** Exercise instructions **
Begin with the first line below and retype each line exactly through the line containing "import plotly.graph_objects as go". Any pictures are to be left out.

** Provided material **
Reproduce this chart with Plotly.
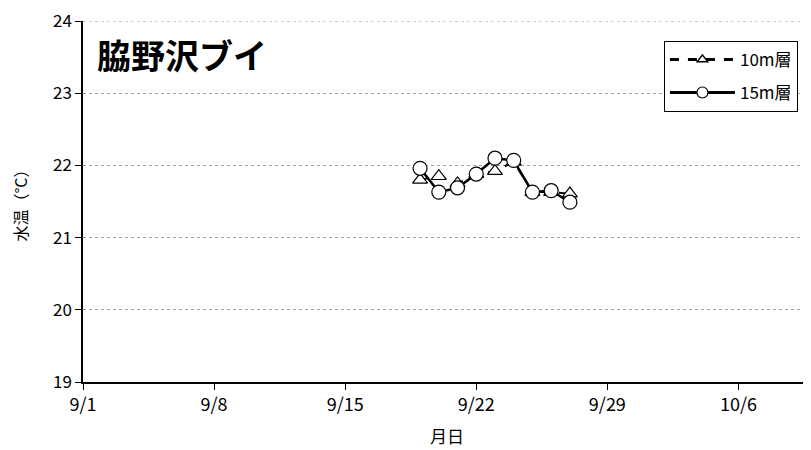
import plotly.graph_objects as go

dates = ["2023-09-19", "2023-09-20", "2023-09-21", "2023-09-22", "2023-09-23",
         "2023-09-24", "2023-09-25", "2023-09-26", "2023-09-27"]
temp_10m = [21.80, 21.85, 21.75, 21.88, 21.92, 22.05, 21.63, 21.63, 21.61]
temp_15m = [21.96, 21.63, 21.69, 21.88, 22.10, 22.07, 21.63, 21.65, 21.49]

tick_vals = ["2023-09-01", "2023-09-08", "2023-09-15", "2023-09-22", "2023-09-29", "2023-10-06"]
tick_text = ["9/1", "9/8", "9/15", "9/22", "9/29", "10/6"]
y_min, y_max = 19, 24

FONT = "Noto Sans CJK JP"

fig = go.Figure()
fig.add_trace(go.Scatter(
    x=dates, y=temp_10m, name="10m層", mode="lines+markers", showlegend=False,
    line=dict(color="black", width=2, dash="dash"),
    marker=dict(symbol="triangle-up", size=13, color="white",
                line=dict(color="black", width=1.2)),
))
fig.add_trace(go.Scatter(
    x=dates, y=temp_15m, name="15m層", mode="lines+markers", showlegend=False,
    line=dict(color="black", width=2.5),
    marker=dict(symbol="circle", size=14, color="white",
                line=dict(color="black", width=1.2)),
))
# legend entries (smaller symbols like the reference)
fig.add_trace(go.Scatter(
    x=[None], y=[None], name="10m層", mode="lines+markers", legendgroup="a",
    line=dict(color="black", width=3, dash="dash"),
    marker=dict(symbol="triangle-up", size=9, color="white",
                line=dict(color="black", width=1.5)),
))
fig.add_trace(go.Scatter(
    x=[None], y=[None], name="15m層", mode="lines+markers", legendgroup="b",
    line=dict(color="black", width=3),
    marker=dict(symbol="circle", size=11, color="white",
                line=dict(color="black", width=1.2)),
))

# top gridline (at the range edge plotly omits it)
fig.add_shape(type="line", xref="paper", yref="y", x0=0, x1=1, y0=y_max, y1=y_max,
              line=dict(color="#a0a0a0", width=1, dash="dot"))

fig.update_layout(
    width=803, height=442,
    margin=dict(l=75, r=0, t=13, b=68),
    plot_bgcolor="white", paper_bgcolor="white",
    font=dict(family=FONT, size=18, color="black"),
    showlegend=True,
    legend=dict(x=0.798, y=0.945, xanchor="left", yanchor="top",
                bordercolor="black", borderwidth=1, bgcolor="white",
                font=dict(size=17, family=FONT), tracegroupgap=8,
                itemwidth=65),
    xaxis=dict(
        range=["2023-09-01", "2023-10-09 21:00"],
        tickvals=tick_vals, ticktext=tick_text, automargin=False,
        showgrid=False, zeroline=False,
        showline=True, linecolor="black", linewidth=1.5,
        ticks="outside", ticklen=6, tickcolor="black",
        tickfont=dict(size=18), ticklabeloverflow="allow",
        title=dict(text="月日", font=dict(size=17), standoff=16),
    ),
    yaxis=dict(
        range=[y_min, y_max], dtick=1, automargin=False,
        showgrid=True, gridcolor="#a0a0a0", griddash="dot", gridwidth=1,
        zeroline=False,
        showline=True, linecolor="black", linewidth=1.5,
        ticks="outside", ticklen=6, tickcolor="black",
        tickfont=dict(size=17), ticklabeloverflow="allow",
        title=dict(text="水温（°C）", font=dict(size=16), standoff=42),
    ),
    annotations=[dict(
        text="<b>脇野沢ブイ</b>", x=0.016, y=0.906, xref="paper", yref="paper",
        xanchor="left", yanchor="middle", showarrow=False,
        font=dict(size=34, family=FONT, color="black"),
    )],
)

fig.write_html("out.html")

** Written response **
Reproduce this chart with Plotly.
import plotly.graph_objects as go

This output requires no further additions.